Além de tratar de modo diferente o processo que causa a invisibilidade, Wells também o fez com suas consequências. O romance de Dalton era basicamente uma fantasia moralizante, em que, segundo observou o crítico John Clute, todas as medidas eram tomadas para mostrar que o protagonista não ganharia nada com a sua condição. Wells, mesmo incluindo uma mensagem moral em sua narrativa (o Homem Invisível é punido por sua arrogância e sua misantropia), dedica-se mais a explorar até o fim as consequências práticas da invisibilidade, colocando seu personagem em circunstâncias que tanto lhe trazem benefícios quanto desvantagens. A descrição do passeio de um homem nu e invisível pelas ruas geladas de Londres, nos Capítulos XXI, XXII e XXIII, transforma em pesadelo o sonho de qualquer leitor que deseja usar a premissa da história para um wish fulfillment, para uma realização de fantasias sem compromissos. Julio Verne queixava-se de que Wells inventava situações cientificamente impossíveis; mas as aventuras dos personagens de Wells têm uma textura realista, e de conhecimento in loco de tipos sociais, mais espessa e mais verossímil que as de Verne.
Até o encontro do Homem Invisível com o dr.
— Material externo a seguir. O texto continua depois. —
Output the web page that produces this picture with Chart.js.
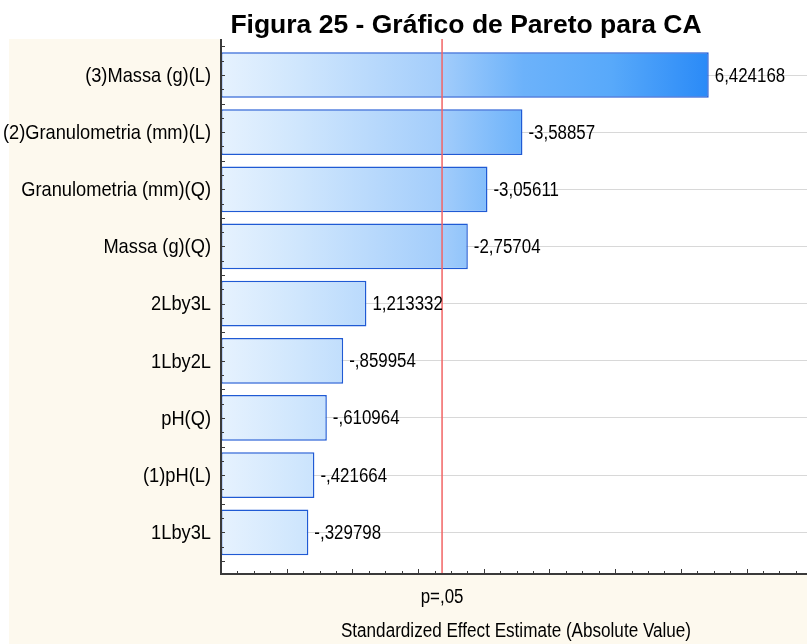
<!DOCTYPE html>
<html>
<head>
<meta charset="utf-8">
<script src="https://cdn.jsdelivr.net/npm/chart.js@4.4.1/dist/chart.umd.min.js"></script>
<style>
  html, body { margin: 0; padding: 0; background: #fff; }
</style>
</head>
<body>
<canvas id="pareto" width="807" height="644"></canvas>
<script>
// fatores e efeitos padronizados
const factors = ["(3)Massa (g)(L)", "(2)Granulometria (mm)(L)", "Granulometria (mm)(Q)", "Massa (g)(Q)", "2Lby3L", "1Lby2L", "pH(Q)", "(1)pH(L)", "1Lby3L"];
const effects = [6.424168, -3.58857, -3.05611, -2.75704, 1.213332, -0.859954, -0.610964, -0.421664, -0.329798];
const pCrit = 2.365; // t critico p=.05
const pLabel = "p=,05";
const xTitle = "Standardized Effect Estimate (Absolute Value)";
const xMin = -1;
const xMax = 7.92;

const cream = "#fdf9ee";
const labelFont = "20px 'Liberation Sans', Arial, sans-serif";
const factorFont = "21px 'Liberation Sans', Arial, sans-serif";

function fmt(v) {
  return String(v).replace(".", ",").replace(/^(-?)0,/, "$1,");
}

// texto estreito (como Arial Narrow)
function narrowText(ctx, text, x, y, align, sx) {
  ctx.save();
  ctx.translate(x, y);
  ctx.scale(sx, 1);
  ctx.textAlign = align;
  ctx.fillText(text, 0, 0);
  ctx.restore();
}

// fundo + titulo
const backPlugin = {
  id: "back",
  beforeDraw(chart) {
    const ctx = chart.ctx;
    const a = chart.chartArea;
    ctx.save();
    ctx.fillStyle = "#fff";
    ctx.fillRect(0, 0, chart.width, chart.height);
    ctx.fillStyle = cream;
    ctx.fillRect(9, a.top, chart.width - 9, chart.height - a.top);
    ctx.fillStyle = "#fff";
    ctx.fillRect(a.left, a.top, a.right - a.left, a.bottom - a.top);
    ctx.fillStyle = "#000";
    ctx.font = "bold 26.5px 'Liberation Sans', Arial, sans-serif";
    ctx.textAlign = "center";
    ctx.textBaseline = "alphabetic";
    ctx.fillText("Figura 25 - Gráfico de Pareto para CA", 466, 33);
    ctx.restore();
  },
};

// linha p, eixos, marcas e rotulos
const overPlugin = {
  id: "over",
  afterDatasetsDraw(chart) {
    const ctx = chart.ctx;
    const a = chart.chartArea;
    const xs = chart.scales.x;
    const ys = chart.scales.y;
    ctx.save();

    const px = xs.getPixelForValue(pCrit);
    ctx.strokeStyle = "#f26464";
    ctx.lineWidth = 1.5;
    ctx.beginPath();
    ctx.moveTo(px, a.top);
    ctx.lineTo(px, a.bottom);
    ctx.stroke();

    ctx.strokeStyle = "#3a3a3a";
    ctx.lineWidth = 2;
    ctx.beginPath();
    ctx.moveTo(a.left, a.top);
    ctx.lineTo(a.left, a.bottom);
    ctx.lineTo(a.right, a.bottom);
    ctx.stroke();

    ctx.lineWidth = 1;
    ctx.beginPath();
    for (let k = 1; xMin + k * 0.25 <= xMax; k++) {
      const x = Math.round(xs.getPixelForValue(xMin + k * 0.25)) + 0.5;
      const len = k % 4 === 0 ? 4 : 2;
      ctx.moveTo(x, a.bottom);
      ctx.lineTo(x, a.bottom - 1 - len);
    }
    for (let k = 0; -0.5 + k * 0.25 <= ys.max; k++) {
      const y = Math.round(ys.getPixelForValue(-0.5 + k * 0.25)) + 0.5;
      const len = k % 2 === 0 ? 3 : 2;
      ctx.moveTo(a.left, y);
      ctx.lineTo(a.left + 1 + len, y);
    }
    ctx.stroke();

    ctx.fillStyle = "#000";
    ctx.textBaseline = "middle";
    ctx.font = labelFont;
    chart.getDatasetMeta(0).data.forEach((bar, i) => {
      narrowText(ctx, fmt(effects[i]), bar.x + 6, bar.y + 1, "left", 0.845);
    });
    narrowText(ctx, pLabel, px, a.bottom + 23, "center", 0.845);
    narrowText(ctx, xTitle, (a.left + a.right) / 2 + 2, a.bottom + 57, "center", 0.855);
    ctx.font = factorFont;
    factors.forEach((f, i) => {
      narrowText(ctx, f, a.left - 10, ys.getPixelForValue(i) + 1, "right", 0.87);
    });
    ctx.restore();
  },
};

const maxAbs = Math.max(...effects.map((v) => Math.abs(v)));

function barFill(c) {
  const chart = c.chart;
  if (!chart.chartArea) return "#a8d2fc";
  const xs = chart.scales.x;
  const x0 = xs.getPixelForValue(xMin);
  const x1 = xs.getPixelForValue(maxAbs);
  const g = chart.ctx.createLinearGradient(x0, 0, x1, 0);
  g.addColorStop(0, "#e6f2fe");
  g.addColorStop(0.16, "#cfe6fd");
  g.addColorStop(0.45, "#a3cdfb");
  g.addColorStop(0.62, "#6cb2fa");
  g.addColorStop(0.8, "#58a9fa");
  g.addColorStop(1, "#2a8af7");
  return g;
}

new Chart(document.getElementById("pareto"), {
  type: "bar",
  data: {
    datasets: [
      {
        label: "Efeito",
        data: effects.map((v, i) => ({ x: Math.abs(v), y: i })),
        base: xMin,
        backgroundColor: barFill,
        borderColor: "#1f5ad4",
        borderWidth: 1.5,
        borderSkipped: false,
        categoryPercentage: 1,
        barPercentage: 0.8,
      },
    ],
  },
  options: {
    indexAxis: "y",
    responsive: false,
    devicePixelRatio: 1,
    animation: false,
    events: [],
    layout: { padding: { top: 39, left: 0, right: 0, bottom: 0 } },
    plugins: {
      legend: { display: false },
      tooltip: { enabled: false },
    },
    scales: {
      x: {
        type: "linear",
        min: xMin,
        max: xMax,
        afterFit: (s) => { s.height = 70; },
        ticks: { display: false },
        grid: { display: false, drawTicks: false },
        border: { display: false },
      },
      y: {
        type: "linear",
        reverse: true,
        offset: false,
        min: -0.63,
        max: 8.73,
        afterBuildTicks: (s) => { s.ticks = factors.map((f, i) => ({ value: i })); },
        afterFit: (s) => { s.width = 221; },
        ticks: { display: false },
        grid: { color: "#d8d8d8", lineWidth: 1, drawTicks: false, offset: false },
        border: { display: false },
      },
    },
  },
  plugins: [backPlugin, overPlugin],
});
</script>
</body>
</html>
Kemp, nós o vemos através dos olhos de pessoas comuns, interioranas, aqueles ingleses das classes mais baixas que Wells conhecia tão bem. Ele os vê alternadamente com carinho e com sarcasmo; não os despreza e não os idealiza; trata-os de igual para igual. Este lado realista do livro mostra como Wells foi capaz de manter ao longo da vida inteira uma carreira de sucesso escrevendo tanto romances fantásticos quanto romances mainstream — romances de costumes, de análise psicológica e de observação social. Seu conhecimento das pessoas comuns e sua empatia com elas lembram a obra de Philip K. Dick, outro autor que tentou manter duas carreiras literárias em paralelo.
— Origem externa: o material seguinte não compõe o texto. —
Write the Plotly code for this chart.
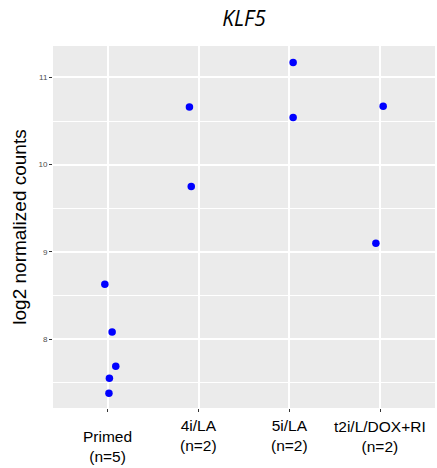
import plotly.graph_objects as go

categories = ["Primed", "4i/LA", "5i/LA", "t2i/L/DOX+RI"]
cat_labels = ["Primed<br>(n=5)", "4i/LA<br>(n=2)", "5i/LA<br>(n=2)", "t2i/L/DOX+RI<br>(n=2)"]
point_group = [0, 0, 0, 0, 0, 1, 1, 2, 2, 3, 3]
point_jitter = [-0.03, 0.05, 0.09, 0.02, 0.015, -0.10, -0.08, 0.04, 0.04, 0.03, -0.05]
point_values = [8.63, 8.08, 7.69, 7.55, 7.38, 10.66, 9.75, 11.17, 10.54, 10.67, 9.10]
y_ticks = [8, 9, 10, 11]

xs = [g + j for g, j in zip(point_group, point_jitter)]

fig = go.Figure()
fig.add_trace(go.Scatter(x=xs, y=point_values, mode="markers",
                         marker=dict(color="#0000FF", size=7.5, line=dict(width=0)),
                         showlegend=False, hoverinfo="y"))

fig.update_layout(
    width=437, height=468,
    margin=dict(l=53, r=2, t=46, b=60),
    paper_bgcolor="white", plot_bgcolor="#EBEBEB",
    title=dict(text="<i>KLF5</i>", x=(53 + 435) / 2 / 437, xanchor="center",
               y=1 - 19 / 468, yanchor="middle",
               font=dict(family="Open Sans", size=21, color="black")),
    font=dict(family="Liberation Sans, Arial", color="black"),
)
fig.update_xaxes(range=[-0.6, 3.6], tickvals=[0, 1, 2, 3], ticktext=["", "", "", ""],
                 showgrid=True, gridcolor="white", gridwidth=1.5,
                 ticks="outside", ticklen=3, tickcolor="#333333", tickwidth=1,
                 zeroline=False, showline=False, fixedrange=True)
fig.update_yaxes(range=[7.21, 11.36], tickvals=y_ticks,
                 tickfont=dict(size=8, color="#4D4D4D"),
                 showgrid=True, gridcolor="white", gridwidth=1.5,
                 minor=dict(dtick=0.5, tick0=7.5, showgrid=True, gridcolor="white", gridwidth=0.7, ticks=""),
                 ticks="outside", ticklen=3, tickcolor="#333333", tickwidth=1,
                 zeroline=False, showline=False,
                 title=dict(text="log2 normalized counts", standoff=6,
                            font=dict(size=19, color="black")))

label_y = [-0.106, -0.076, -0.076, -0.078]
for i, lab in enumerate(cat_labels):
    fig.add_annotation(x=i, y=label_y[i], xref="x", yref="paper", text=lab,
                       showarrow=False, xanchor="center", yanchor="middle",
                       font=dict(size=15.5, color="black", family="Liberation Sans, Arial"),
                       align="center")

fig.write_html("out.html")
Wells tem seus defeitos. Os diálogos muitas vezes não dizem grande coisa e parecem estar ali apenas para obedecer à convenção dramática de que quando dois personagens estão juntos precisam falar sobre algo. Aqui e acolá o texto apresenta pequenos erros de continuidade, ou pequenas pontas deixadas soltas sem um esclarecimento final. O autor tinha consciência disso. Em sua autobiografia, ele reconhece: “Os críticos não precisam vir me informar de que uma boa parte da minha obra é escrita com desleixo, mal-acabada, impaciente. Grande parte dela foi redigida às pressas e revisada sem muita atenção, e há partes que têm uma textura tão pálida e pastosa quanto o rosto de uma freira alimentada com goma.” Suas qualidades como escritor não são as do estilista, e sim as do autor que mal tem tempo de colocar no papel o jorro de imagens que lhe brota na mente.
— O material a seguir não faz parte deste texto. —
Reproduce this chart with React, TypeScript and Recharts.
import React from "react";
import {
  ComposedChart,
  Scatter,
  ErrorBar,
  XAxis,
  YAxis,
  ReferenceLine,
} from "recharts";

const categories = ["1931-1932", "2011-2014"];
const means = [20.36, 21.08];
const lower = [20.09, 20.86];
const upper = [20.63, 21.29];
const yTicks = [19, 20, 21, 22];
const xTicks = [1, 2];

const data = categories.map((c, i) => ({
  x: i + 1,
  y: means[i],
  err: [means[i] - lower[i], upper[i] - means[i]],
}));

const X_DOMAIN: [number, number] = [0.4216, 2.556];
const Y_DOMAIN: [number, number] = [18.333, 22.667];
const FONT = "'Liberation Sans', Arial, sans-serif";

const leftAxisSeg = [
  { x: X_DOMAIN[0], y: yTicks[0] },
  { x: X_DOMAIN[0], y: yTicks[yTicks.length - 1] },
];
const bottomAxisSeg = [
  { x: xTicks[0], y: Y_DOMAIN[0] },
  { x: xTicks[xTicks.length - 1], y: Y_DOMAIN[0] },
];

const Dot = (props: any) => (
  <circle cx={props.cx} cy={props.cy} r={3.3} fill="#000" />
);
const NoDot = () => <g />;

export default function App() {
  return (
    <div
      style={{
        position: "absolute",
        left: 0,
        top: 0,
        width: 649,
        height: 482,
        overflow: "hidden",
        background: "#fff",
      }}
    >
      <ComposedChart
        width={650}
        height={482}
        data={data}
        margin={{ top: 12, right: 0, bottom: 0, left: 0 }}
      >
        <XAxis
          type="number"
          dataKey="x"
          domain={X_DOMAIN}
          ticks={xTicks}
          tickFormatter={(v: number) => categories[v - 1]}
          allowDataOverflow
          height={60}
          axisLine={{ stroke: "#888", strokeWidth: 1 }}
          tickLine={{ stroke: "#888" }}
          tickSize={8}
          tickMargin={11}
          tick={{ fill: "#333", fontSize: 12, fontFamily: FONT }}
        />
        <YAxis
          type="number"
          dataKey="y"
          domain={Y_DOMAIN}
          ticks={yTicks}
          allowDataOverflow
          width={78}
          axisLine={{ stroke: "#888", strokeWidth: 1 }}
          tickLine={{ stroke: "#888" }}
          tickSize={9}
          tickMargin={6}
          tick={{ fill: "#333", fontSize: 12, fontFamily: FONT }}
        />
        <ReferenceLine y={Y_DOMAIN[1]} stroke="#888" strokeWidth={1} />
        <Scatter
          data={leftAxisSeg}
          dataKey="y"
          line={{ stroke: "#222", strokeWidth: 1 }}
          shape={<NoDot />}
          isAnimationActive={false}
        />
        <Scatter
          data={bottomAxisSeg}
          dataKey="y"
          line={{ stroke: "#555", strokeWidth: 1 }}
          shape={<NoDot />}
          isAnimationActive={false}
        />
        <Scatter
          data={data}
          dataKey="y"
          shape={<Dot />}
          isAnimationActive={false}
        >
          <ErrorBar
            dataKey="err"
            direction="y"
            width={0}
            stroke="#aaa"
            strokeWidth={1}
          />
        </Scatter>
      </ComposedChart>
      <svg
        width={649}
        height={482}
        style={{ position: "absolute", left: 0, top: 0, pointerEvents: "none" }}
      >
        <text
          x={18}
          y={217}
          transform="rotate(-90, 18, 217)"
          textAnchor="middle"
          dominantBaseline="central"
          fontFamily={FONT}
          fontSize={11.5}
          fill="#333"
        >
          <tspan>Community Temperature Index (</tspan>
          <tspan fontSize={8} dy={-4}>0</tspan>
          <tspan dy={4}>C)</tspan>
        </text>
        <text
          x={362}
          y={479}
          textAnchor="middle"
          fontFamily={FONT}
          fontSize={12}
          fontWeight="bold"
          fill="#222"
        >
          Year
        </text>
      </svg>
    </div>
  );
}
Em todo caso, Wells impressiona pela notável visualidade de seu modo de escrever. Seu livro é contemporâneo dos primeiros anos do cinema, mas a rápida sucessão das peripécias e a intensa ação física parecem uma prefiguração dos filmes de perseguição que fariam sucesso nas telas a partir da virada do século. Existe algo das comédias de Buster Keaton ou Harold Lloyd nas trapalhadas dos habitantes de Iping tentando prender o Homem Invisível, na cena em que Griffin é perseguido dentro da loja de departamentos, e depois na cena da taverna em que o sr. Marvel tenta se proteger de sua fúria. E um clima de tensão e suspense, lembrando a fase britânica de Alfred Hitchcock, está presente nos capítulos dos roubos ao vicariato e à loja de adereços teatrais. A cena final do corpo de Griffin reaparecendo aos poucos inspirou as metamorfoses ou desaparecimentos graduais com que o cinema nos maravilhou em filmes sobre vampiros, lobisomens e monstros como o de dr. Jekyll e mr. Hyde. Wells descreve com elegância as imagens, surpreendentes para sua época, de alguém que retira as ataduras e barbas que lhe cobrem o rosto para revelar o Nada por trás delas, ou de como uma roupa sendo vestida ou despida por alguém invisível parece executar movimentos inexplicáveis, sozinha, no ar.